Dove la precisazione che la decisione così assunta è frutto di “più attenta lettura della ricostruzione della vicenda” con quel che segue assume un triplice significato. Conferma innanzitutto che la Corte d’Appello non ha minimamente omesso di occuparsi del ruolo giocato nel contesto di causa dal direttore dei lavori, onde non si può ritenere che il motivo, facendo leva su di esso per sminuire la responsabilità del ritardo della deducente, abbia introdotto nel giudizio una questione nuova, ove, come detto, se ne intendano però esattamente i termini e non si veda nella sua prospettazione una questione – questa si effettivamente nuova – per mezzo della quale si pretenda di accollare l’intera responsabilità dell’occorso alla condotta negligente del direttore dei lavori. Registra, poi, alla stregua degli esiti istruttori di fonte peritale, che la responsabilità della concessionaria non può essere revocata in dubbio, neppure nel preteso concorso del direttore dei lavori, se persino questi ne sollecitò la trasmissione dei documenti indispensabili per le operazioni di collaudo, onde nell’apprezzamento della Corte d’Appello la responsabilità del direttore dei lavori non elide la responsabilità della concessionaria, peraltro, secondo lo stesso decidente, da contenersi, a fronte della preponderante ricaduta di essa sul concedente, nel ristretto termine di due mesi.

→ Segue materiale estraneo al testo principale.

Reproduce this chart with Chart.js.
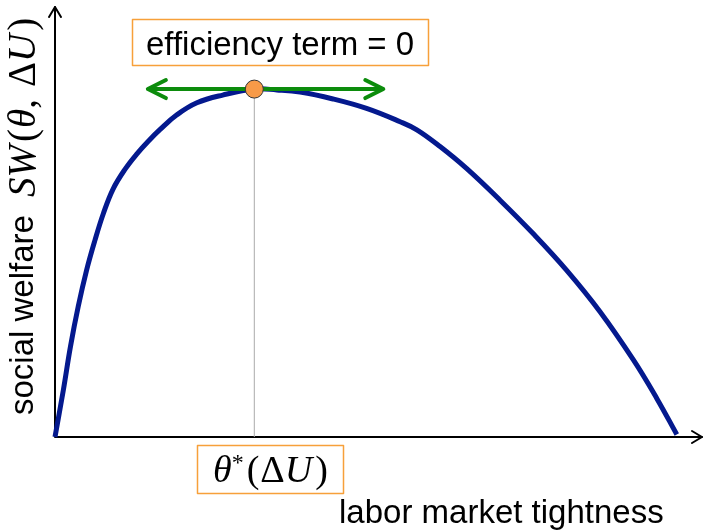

Rimarca, infine, – che è, a quel che preme, il risvolto qui più importante – la preannunciata preclusione cui va incontro la cognizione del tema da parte di questa Corte, giacchè ne è innegabile la manifesta radice meritale, chiedendosi, in definiva, che la Corte di Cassazione, quasi fosse un giudice avanti al quale celebrare un terzo grado di giudizio, ponga rimedio ad una decisione ritenuta ingiusta, sostituendo a quello del giudice d’appello il proprio giudizio maturato alla stregua di un rinnovato apprezzamento delle risultanze istruttorie.

Nè, ovviamente, si prestano a questo ufficio le lagnanze esternate in ciascun motivo: quelle motivazionali declinate con il primo di essi, risultando infatti del tutto estranee al predicato normativo dell’art. 360 c.p.c., comma 1, n. 5, ed, anzi, nella prospettiva evocata, che più volte fa cenno ad un preteso vizio di motivazione insufficiente, palesando l’aspirazione del deducente ad una renovatio ludici; quelle in diritto, riprese nel secondo, potendo, all’evidenza, costituire ragione di esame se si fosse contestato alla Corte d’Appello di aver erroneamente negato la responsabilità del direttore dei lavori e non di averne semplicemente fatto materia del proprio argomentare.

3.4. Il ricorso incidentale va dunque dichiarato inammissibile.

4. Le spese, stante la reciprocità della soccombenza possono, essere integralmente compensate.

Ove dovuto, sussistono i presupposti per il raddoppio del contributo unificato ai sensi del D.P.R. 30 maggio 2002, n. 115, art. 13, comma 1-quater, a carico di entrambe le parti.

PQM

Respinge il ricorso principale, dichiara inammissibile il ricorso incidentale e compensa integralmente le spese di giudizio tra le parti.

Ove dovuto, ricorrono i presupposti per il versamento da parte di entrambi i ricorrenti, ai sensi del D.P.R. 30 maggio 2002, n. 115, art. 13, comma 1-quater, dell’ulteriore importo a titolo di contributo unificato pari a quello dovuto per il ricorso.

Così deciso in Roma, nella Camera di consiglio della Sezione Prima Civile, il 10 marzo 2021.